Take, for example, General George C. Marshall during World War II, an era that is surprisingly similar to our present situation because it required a country-wide mobilization. General Marshall is best known for leading the United States military for all of World War II, and for designing and implementing the Marshall Plan after the end of World War II. For many historians, he is a paragon of good leadership.
During World War II, just two months before the invasion of Poland, Roosevelt appointed him Chairman of the Joint Chiefs where he ran the war until its successful conclusion. He was responsible for mobilizing the military (and increasing its size so it was ready for war), which was a huge undertaking, and then constructing a global victory! Now, Marshall was extremely bright, but he was most successful as a leader because of his ability to find unique talents and strategically place them in assignments to help develop their growth and allow them to succeed.

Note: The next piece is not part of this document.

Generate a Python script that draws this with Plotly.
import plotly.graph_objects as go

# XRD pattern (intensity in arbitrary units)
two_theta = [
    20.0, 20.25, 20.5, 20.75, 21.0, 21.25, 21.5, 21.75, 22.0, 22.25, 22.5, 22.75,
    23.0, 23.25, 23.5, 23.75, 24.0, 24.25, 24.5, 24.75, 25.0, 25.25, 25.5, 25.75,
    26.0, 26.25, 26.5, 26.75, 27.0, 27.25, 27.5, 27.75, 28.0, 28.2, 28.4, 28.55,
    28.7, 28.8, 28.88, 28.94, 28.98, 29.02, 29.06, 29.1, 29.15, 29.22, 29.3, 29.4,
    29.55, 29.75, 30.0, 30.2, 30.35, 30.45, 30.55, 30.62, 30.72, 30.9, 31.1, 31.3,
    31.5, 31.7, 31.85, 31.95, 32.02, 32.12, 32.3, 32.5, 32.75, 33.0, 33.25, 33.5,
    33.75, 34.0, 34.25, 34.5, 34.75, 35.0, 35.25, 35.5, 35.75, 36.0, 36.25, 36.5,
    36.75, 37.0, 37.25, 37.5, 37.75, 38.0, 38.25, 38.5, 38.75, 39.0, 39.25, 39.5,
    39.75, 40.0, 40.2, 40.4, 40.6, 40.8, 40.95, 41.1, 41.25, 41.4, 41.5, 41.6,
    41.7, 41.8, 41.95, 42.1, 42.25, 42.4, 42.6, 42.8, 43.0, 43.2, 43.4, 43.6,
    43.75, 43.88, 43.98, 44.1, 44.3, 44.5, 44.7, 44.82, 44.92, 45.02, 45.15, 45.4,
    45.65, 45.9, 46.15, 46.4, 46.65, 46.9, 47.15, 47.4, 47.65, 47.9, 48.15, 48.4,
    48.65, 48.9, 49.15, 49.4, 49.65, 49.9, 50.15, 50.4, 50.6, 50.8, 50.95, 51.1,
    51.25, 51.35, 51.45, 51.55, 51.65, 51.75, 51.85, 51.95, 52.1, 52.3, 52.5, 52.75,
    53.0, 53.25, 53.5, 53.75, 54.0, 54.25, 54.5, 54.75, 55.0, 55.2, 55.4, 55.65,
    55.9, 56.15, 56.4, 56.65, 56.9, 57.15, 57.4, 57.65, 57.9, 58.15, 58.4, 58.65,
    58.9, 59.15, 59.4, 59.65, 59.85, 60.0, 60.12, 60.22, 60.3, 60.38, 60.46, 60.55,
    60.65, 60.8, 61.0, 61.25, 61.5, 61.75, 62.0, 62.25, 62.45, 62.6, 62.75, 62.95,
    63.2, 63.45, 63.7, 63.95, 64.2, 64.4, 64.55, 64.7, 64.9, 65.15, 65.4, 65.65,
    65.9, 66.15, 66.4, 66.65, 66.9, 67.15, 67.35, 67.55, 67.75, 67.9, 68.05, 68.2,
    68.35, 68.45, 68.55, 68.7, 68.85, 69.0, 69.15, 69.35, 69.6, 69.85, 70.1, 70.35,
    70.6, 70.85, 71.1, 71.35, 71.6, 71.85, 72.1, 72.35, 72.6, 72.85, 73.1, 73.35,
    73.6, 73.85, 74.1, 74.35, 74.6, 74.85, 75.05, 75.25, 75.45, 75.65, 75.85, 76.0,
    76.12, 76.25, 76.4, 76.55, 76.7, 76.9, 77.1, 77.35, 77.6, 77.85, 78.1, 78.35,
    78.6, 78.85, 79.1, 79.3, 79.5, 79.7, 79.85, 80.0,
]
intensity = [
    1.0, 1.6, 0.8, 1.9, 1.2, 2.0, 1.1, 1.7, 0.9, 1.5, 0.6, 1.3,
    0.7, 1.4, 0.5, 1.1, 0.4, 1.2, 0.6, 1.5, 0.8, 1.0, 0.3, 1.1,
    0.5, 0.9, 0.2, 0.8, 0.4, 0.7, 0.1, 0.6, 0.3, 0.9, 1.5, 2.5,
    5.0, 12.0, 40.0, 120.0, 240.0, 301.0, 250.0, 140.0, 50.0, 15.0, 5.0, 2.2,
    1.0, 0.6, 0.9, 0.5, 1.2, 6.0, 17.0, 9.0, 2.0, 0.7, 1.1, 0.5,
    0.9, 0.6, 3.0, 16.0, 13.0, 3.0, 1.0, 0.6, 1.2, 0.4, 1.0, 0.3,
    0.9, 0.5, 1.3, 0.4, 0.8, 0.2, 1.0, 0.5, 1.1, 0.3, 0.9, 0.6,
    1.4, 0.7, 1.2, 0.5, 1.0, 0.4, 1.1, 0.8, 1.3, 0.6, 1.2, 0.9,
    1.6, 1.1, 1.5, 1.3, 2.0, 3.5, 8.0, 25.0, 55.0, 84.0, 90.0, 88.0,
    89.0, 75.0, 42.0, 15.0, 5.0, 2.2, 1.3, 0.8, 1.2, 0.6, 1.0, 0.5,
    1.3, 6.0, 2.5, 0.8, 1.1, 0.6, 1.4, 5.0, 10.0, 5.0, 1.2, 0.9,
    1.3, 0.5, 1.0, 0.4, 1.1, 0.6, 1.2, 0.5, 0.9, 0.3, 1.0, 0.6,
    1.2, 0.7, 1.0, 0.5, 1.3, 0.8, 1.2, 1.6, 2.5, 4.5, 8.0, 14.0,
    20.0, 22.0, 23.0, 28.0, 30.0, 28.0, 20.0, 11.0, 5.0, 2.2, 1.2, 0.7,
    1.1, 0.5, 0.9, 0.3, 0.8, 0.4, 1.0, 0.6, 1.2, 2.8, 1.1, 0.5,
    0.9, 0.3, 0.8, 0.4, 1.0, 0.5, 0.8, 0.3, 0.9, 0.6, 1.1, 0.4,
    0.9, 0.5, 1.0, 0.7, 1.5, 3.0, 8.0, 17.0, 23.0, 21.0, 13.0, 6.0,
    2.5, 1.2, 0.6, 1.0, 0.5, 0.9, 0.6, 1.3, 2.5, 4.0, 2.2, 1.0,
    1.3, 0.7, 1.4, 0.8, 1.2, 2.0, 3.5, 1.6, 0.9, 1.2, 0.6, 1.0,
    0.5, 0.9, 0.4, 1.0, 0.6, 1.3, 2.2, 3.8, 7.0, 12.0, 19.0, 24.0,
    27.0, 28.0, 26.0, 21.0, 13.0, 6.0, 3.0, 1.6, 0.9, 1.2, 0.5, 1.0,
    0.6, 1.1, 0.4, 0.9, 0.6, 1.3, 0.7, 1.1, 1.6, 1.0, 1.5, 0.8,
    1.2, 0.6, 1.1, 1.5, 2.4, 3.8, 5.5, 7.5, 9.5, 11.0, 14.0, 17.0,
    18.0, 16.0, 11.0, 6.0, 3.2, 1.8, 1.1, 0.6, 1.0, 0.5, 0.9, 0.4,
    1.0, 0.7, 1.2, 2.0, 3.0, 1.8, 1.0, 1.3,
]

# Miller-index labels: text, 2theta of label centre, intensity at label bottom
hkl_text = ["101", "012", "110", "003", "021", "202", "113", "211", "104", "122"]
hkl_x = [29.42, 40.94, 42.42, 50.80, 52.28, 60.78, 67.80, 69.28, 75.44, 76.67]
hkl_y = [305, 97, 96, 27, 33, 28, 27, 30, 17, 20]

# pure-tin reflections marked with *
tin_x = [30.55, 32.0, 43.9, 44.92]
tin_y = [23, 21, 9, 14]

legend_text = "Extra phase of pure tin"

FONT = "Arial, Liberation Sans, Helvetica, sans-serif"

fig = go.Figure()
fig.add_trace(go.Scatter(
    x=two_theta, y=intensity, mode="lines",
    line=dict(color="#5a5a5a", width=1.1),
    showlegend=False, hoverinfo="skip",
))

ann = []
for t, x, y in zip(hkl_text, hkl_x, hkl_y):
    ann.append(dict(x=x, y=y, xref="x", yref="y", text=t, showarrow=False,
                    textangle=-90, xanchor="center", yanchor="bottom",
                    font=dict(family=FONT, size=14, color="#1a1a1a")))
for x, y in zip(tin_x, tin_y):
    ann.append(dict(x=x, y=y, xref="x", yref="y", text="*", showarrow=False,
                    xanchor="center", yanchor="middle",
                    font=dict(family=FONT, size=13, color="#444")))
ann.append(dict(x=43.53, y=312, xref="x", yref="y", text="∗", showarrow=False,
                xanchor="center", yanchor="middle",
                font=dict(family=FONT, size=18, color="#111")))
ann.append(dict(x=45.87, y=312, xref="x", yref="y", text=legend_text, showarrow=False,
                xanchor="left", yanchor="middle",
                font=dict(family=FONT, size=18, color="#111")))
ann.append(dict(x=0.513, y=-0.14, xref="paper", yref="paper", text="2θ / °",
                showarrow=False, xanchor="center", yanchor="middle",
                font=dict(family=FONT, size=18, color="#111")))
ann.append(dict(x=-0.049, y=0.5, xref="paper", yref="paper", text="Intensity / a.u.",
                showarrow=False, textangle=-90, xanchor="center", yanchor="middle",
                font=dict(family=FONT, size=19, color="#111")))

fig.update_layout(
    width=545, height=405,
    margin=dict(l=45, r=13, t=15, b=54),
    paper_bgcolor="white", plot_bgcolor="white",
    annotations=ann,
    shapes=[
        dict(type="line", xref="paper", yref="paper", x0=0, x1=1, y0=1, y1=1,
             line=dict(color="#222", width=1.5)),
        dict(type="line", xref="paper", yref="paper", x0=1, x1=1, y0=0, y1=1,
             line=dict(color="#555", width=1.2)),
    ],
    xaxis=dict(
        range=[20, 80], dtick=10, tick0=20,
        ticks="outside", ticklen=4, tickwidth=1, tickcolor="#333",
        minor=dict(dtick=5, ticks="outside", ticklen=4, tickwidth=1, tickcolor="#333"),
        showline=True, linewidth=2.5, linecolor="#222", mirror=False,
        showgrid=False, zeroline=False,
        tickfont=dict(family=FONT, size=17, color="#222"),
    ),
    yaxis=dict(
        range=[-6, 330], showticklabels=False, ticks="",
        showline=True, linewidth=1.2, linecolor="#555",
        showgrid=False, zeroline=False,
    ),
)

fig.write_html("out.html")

He was also someone who understood innately the need to provide a solid example through his own activities of showing up each day, taking responsibility for what was occurring, and supporting his men however they most required at the moment– without worry of his personal inconvenience. Marshall had what today we would call high emotional intelligence and was able to see each of his admirals and generals for the unique person and talent they possessed. This ability to see them as individuals, and relate to them as individuals, created a relationship of trust with all the military up and down the chain. He had their back, he was a true “servant leader,” and his military instinctively measured up to the trust he showered on them with commitment to their common cause.
Going back to Simon Sinek for a moment, he points out that leadership is a choice, not a rank. Just because someone has authority over us does not mean that we should choose to follow them. A leader is someone who makes the choice to look after the people around him or her, and in response, those people are willing to follow.
Perhaps the essence of General Marshall’s brilliance in leadership is expressed in one of his most noted quotations: “Men can do a great deal with very little if they have high morale and determination.” In other words, the most important thing a good leader can do is promote a sense of trust and belonging and help the people feel safe and part of something larger than any one person. That’s how the impossible gets done.